Entries with chart source code
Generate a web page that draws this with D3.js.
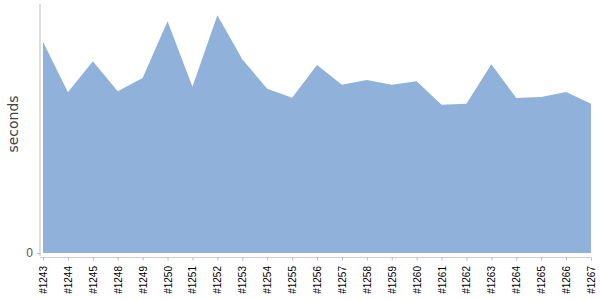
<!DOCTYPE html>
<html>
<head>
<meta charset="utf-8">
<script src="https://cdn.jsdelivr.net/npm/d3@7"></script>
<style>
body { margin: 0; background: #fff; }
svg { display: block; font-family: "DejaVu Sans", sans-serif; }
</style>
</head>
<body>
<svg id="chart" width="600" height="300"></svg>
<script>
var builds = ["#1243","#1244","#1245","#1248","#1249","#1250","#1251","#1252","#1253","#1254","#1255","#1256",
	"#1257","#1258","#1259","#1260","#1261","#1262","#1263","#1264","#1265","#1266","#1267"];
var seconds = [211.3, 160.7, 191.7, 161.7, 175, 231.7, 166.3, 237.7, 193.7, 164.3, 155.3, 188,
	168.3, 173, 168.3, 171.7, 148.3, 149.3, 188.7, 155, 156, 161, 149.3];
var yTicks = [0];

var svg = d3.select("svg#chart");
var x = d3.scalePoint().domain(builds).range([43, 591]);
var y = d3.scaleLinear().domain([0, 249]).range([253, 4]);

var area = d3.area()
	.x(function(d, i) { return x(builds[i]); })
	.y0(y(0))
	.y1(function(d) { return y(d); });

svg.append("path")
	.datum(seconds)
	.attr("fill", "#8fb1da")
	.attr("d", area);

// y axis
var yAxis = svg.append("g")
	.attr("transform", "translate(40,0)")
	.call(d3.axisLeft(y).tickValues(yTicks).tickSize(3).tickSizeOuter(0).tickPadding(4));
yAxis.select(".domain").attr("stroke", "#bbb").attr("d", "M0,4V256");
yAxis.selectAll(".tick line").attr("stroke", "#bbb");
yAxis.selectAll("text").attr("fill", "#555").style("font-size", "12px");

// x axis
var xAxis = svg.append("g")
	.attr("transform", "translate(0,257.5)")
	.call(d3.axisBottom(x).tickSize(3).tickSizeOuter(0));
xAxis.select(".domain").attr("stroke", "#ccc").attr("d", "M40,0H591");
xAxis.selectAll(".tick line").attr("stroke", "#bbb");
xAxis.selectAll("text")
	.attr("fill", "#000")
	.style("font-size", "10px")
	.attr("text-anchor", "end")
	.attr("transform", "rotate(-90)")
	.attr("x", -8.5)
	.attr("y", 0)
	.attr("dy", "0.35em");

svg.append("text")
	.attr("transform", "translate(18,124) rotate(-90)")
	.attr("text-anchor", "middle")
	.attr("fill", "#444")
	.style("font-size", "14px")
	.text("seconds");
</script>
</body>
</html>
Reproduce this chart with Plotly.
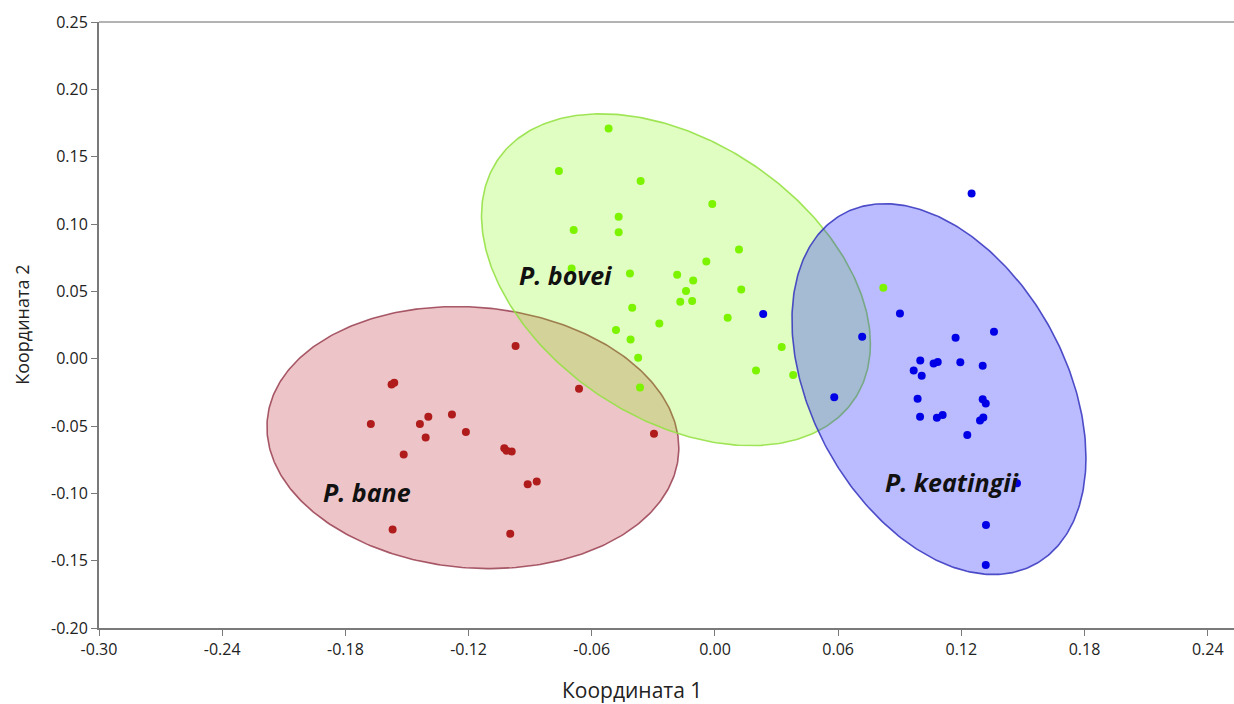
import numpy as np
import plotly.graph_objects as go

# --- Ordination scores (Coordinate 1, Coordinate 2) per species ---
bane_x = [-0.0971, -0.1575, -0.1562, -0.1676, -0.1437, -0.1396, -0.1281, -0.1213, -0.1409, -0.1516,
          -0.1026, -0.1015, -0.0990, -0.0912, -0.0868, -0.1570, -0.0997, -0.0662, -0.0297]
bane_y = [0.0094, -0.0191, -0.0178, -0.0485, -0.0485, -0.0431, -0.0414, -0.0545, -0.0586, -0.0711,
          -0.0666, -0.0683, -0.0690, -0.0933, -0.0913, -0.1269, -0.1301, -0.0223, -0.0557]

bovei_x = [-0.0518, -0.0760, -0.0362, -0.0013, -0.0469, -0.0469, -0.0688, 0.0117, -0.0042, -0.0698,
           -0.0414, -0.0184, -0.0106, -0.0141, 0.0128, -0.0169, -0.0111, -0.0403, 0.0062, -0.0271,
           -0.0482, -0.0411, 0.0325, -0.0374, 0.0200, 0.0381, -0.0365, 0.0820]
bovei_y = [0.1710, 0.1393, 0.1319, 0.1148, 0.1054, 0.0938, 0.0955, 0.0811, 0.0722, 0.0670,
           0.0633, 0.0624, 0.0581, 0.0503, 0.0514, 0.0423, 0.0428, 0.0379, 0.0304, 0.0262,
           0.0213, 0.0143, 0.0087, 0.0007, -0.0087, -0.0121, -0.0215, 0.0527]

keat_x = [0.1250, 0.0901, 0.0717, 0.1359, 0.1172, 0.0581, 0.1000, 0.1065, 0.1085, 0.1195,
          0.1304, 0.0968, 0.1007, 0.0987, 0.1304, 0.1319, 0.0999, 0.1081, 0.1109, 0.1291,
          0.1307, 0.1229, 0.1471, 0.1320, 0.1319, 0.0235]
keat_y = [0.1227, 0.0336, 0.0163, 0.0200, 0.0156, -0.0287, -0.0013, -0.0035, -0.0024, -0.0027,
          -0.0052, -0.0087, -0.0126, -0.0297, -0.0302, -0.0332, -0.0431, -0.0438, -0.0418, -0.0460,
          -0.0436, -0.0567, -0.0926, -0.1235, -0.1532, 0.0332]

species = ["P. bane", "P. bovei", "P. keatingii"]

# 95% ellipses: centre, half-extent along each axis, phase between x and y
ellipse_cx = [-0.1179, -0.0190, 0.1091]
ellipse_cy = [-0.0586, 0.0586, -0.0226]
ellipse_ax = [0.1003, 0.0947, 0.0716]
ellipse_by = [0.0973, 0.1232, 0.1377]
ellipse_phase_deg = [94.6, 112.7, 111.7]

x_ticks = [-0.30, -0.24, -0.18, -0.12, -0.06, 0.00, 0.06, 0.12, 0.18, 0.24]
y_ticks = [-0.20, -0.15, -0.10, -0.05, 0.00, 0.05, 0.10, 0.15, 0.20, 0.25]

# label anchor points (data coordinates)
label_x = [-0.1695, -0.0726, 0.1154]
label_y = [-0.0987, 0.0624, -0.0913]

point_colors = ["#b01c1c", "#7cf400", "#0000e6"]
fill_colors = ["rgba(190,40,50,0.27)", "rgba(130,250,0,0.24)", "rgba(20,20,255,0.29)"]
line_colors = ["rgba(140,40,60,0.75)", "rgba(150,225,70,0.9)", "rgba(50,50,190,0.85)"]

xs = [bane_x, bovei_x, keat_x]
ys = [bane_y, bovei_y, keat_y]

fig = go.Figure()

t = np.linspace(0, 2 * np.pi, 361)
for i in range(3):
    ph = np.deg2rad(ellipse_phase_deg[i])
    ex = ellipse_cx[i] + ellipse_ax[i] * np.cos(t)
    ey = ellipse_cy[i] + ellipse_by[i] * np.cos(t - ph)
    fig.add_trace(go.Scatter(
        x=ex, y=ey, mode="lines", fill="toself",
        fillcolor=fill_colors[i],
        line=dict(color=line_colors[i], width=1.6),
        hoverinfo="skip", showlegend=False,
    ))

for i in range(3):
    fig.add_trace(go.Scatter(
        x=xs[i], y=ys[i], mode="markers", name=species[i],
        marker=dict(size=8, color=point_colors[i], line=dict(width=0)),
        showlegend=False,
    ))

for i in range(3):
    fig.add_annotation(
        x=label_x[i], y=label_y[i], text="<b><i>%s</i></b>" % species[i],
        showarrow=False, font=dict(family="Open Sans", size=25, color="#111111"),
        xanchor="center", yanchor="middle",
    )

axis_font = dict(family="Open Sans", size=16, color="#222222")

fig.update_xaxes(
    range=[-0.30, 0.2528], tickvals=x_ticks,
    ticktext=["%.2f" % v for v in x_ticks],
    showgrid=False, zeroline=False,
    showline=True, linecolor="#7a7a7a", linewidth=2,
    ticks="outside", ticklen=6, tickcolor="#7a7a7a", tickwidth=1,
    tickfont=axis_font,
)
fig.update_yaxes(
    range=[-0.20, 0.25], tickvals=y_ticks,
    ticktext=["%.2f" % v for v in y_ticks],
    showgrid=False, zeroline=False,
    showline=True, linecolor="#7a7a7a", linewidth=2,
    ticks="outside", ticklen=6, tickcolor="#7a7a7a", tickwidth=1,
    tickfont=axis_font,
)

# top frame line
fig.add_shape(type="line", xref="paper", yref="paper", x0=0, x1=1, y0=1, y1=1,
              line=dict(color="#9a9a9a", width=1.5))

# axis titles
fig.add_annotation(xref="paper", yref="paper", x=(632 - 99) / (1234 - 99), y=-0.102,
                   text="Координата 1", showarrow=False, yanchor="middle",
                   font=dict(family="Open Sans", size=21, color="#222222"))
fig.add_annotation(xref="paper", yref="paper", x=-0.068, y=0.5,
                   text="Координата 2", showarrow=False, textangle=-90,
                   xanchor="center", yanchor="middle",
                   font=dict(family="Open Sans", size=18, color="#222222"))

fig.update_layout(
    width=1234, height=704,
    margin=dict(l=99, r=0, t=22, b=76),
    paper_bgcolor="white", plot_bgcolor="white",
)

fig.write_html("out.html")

TASK OBJECTIVE: Repeat exactly the lines from the first line of the records above through the line containing "var yTicks = [0];", leaving out the pictures.

EXERCISE ANSWER:
Generate a web page that draws this with D3.js.
<!DOCTYPE html>
<html>
<head>
<meta charset="utf-8">
<script src="https://cdn.jsdelivr.net/npm/d3@7"></script>
<style>
body { margin: 0; background: #fff; }
svg { display: block; font-family: "DejaVu Sans", sans-serif; }
</style>
</head>
<body>
<svg id="chart" width="600" height="300"></svg>
<script>
var builds = ["#1243","#1244","#1245","#1248","#1249","#1250","#1251","#1252","#1253","#1254","#1255","#1256",
	"#1257","#1258","#1259","#1260","#1261","#1262","#1263","#1264","#1265","#1266","#1267"];
var seconds = [211.3, 160.7, 191.7, 161.7, 175, 231.7, 166.3, 237.7, 193.7, 164.3, 155.3, 188,
	168.3, 173, 168.3, 171.7, 148.3, 149.3, 188.7, 155, 156, 161, 149.3];
var yTicks = [0];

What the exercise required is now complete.